◆ STATED TASK ◆
Quote every line of the material beneath this one.

◆ GIVEN DATA ◆
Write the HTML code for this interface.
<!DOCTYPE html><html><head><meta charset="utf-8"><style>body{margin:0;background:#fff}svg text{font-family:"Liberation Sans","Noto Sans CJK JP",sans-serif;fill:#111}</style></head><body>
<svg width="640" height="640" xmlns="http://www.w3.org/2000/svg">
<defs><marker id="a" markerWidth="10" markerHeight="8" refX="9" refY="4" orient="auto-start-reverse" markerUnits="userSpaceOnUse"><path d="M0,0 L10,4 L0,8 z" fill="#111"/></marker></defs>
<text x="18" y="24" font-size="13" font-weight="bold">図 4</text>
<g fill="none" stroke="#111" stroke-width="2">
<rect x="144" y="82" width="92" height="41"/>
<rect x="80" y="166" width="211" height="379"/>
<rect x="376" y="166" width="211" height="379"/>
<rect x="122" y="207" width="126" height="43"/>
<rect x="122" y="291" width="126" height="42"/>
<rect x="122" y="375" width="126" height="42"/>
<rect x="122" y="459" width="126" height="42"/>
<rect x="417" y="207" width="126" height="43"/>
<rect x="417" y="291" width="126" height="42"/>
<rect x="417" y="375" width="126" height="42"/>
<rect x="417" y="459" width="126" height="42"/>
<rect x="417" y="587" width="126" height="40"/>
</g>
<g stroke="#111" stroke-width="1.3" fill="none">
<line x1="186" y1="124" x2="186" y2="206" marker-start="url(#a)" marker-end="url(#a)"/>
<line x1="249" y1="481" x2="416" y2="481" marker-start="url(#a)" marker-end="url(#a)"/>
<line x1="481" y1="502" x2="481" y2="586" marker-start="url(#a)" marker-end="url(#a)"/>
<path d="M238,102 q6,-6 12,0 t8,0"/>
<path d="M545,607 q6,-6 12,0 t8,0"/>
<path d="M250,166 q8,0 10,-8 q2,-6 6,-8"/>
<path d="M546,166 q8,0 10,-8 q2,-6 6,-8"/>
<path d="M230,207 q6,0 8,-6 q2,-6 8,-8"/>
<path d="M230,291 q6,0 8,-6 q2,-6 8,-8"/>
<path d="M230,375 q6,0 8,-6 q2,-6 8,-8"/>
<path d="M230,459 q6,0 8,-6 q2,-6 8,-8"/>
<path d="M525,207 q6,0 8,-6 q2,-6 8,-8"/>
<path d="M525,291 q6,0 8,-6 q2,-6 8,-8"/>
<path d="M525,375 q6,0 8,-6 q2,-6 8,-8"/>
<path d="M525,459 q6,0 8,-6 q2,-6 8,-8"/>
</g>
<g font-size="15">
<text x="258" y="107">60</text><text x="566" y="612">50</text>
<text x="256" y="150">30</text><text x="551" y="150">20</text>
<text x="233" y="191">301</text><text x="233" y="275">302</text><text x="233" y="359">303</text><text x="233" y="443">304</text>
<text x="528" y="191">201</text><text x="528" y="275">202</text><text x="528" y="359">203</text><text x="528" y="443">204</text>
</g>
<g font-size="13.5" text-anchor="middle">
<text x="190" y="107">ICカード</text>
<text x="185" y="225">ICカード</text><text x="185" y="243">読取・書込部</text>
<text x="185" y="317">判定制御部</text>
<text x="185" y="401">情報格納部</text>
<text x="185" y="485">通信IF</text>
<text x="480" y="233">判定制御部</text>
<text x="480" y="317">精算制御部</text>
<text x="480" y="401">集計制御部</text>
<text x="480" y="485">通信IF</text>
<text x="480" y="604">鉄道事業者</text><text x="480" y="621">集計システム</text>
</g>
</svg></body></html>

◆ WRITTEN RESPONSE ◆
Write the HTML code for this interface.
<!DOCTYPE html><html><head><meta charset="utf-8"><style>body{margin:0;background:#fff}svg text{font-family:"Liberation Sans","Noto Sans CJK JP",sans-serif;fill:#111}</style></head><body>
<svg width="640" height="640" xmlns="http://www.w3.org/2000/svg">
<defs><marker id="a" markerWidth="10" markerHeight="8" refX="9" refY="4" orient="auto-start-reverse" markerUnits="userSpaceOnUse"><path d="M0,0 L10,4 L0,8 z" fill="#111"/></marker></defs>
<text x="18" y="24" font-size="13" font-weight="bold">図 4</text>
<g fill="none" stroke="#111" stroke-width="2">
<rect x="144" y="82" width="92" height="41"/>
<rect x="80" y="166" width="211" height="379"/>
<rect x="376" y="166" width="211" height="379"/>
<rect x="122" y="207" width="126" height="43"/>
<rect x="122" y="291" width="126" height="42"/>
<rect x="122" y="375" width="126" height="42"/>
<rect x="122" y="459" width="126" height="42"/>
<rect x="417" y="207" width="126" height="43"/>
<rect x="417" y="291" width="126" height="42"/>
<rect x="417" y="375" width="126" height="42"/>
<rect x="417" y="459" width="126" height="42"/>
<rect x="417" y="587" width="126" height="40"/>
</g>
<g stroke="#111" stroke-width="1.3" fill="none">
<line x1="186" y1="124" x2="186" y2="206" marker-start="url(#a)" marker-end="url(#a)"/>
<line x1="249" y1="481" x2="416" y2="481" marker-start="url(#a)" marker-end="url(#a)"/>
<line x1="481" y1="502" x2="481" y2="586" marker-start="url(#a)" marker-end="url(#a)"/>
<path d="M238,102 q6,-6 12,0 t8,0"/>
<path d="M545,607 q6,-6 12,0 t8,0"/>
<path d="M250,166 q8,0 10,-8 q2,-6 6,-8"/>
<path d="M546,166 q8,0 10,-8 q2,-6 6,-8"/>
<path d="M230,207 q6,0 8,-6 q2,-6 8,-8"/>
<path d="M230,291 q6,0 8,-6 q2,-6 8,-8"/>
<path d="M230,375 q6,0 8,-6 q2,-6 8,-8"/>
<path d="M230,459 q6,0 8,-6 q2,-6 8,-8"/>
<path d="M525,207 q6,0 8,-6 q2,-6 8,-8"/>
<path d="M525,291 q6,0 8,-6 q2,-6 8,-8"/>
<path d="M525,375 q6,0 8,-6 q2,-6 8,-8"/>
<path d="M525,459 q6,0 8,-6 q2,-6 8,-8"/>
</g>
<g font-size="15">
<text x="258" y="107">60</text><text x="566" y="612">50</text>
<text x="256" y="150">30</text><text x="551" y="150">20</text>
<text x="233" y="191">301</text><text x="233" y="275">302</text><text x="233" y="359">303</text><text x="233" y="443">304</text>
<text x="528" y="191">201</text><text x="528" y="275">202</text><text x="528" y="359">203</text><text x="528" y="443">204</text>
</g>
<g font-size="13.5" text-anchor="middle">
<text x="190" y="107">ICカード</text>
<text x="185" y="225">ICカード</text><text x="185" y="243">読取・書込部</text>
<text x="185" y="317">判定制御部</text>
<text x="185" y="401">情報格納部</text>
<text x="185" y="485">通信IF</text>
<text x="480" y="233">判定制御部</text>
<text x="480" y="317">精算制御部</text>
<text x="480" y="401">集計制御部</text>
<text x="480" y="485">通信IF</text>
<text x="480" y="604">鉄道事業者</text><text x="480" y="621">集計システム</text>
</g>
</svg></body></html>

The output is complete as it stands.